Back at Casa Walsh, Brandon confronts Jim and Cindy about their academic expectations for him. Jim says that all he wants is for Brandon to smile again. And for him to get an A. Well, he doesn't say that last part, but come on. Does Brandon really think his parents expect any less of him? Am I supposed to feel sorry for him here? What parent wants their kid to aspire to, as Denzel put it, "the morass of mediocrity"? Upstairs, Brenda's hair has returned to its normal color, thank God. She glows to Brandon that "Dylan says it looks incandescent." Um, so he thinks it resembles a lightbulb? Nice compliment, McKay.

In the halls of West Bev the next day, Brandon and Ahhndrea finally make up, moments before the midterm. Speaking of the midterm, Denzel passes out the test, then instructs the class to rip it up. So one conversation with Brandon, and the guy's suddenly Rod Belding? Oh, apparently not. He's giving them a pretty challenging essay question on what the government should have done to save American Indians. Yay, essay test! I love essay tests. They're so easy to bullshit.

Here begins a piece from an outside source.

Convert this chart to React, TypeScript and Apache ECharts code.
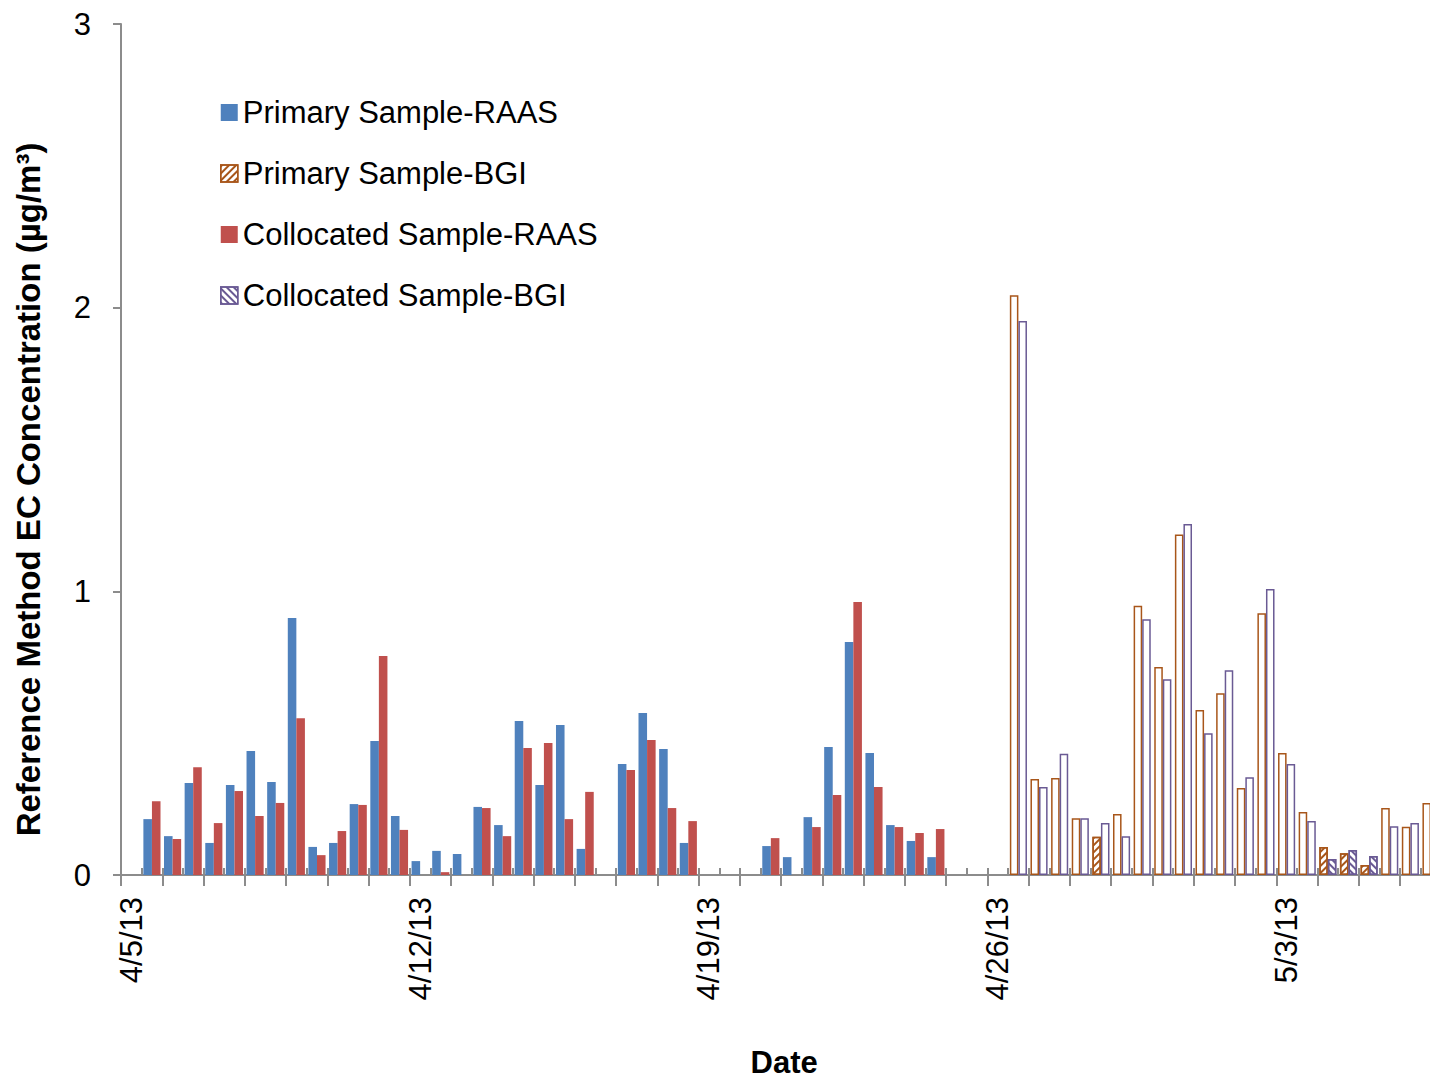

Brandon's the last one to finish his test, and he complements Mr. Denzel on his new teaching strategy. Given to him by Brandon. Someone's a little full of himself, huh? Denzel gets a few jabs in at Brandon's expense, letting him and the rest of us know that he knows that Brandon is (or was) a big, fat cheater. Brandon responds by complimenting Denzel on his suit. Denzel says it's hideous. "Yeah," Brandon agrees, "but you wear it well." Get a room, you two!

The verdict:
Now we all know why Brandon's generally such a sanctimonious prick: He's completely inept at being a bad boy. What we don't know is why Cindy continues to try to talk sense into her utterly senseless daughter. Come on, Cindy! Why not just let Brenda make her frizzy, burnt-sienna bed and lie in it for once?

Fashion citation:
Donna, for showing up to her history midterm in an oh-so-appropriate ruffled denim midriff top.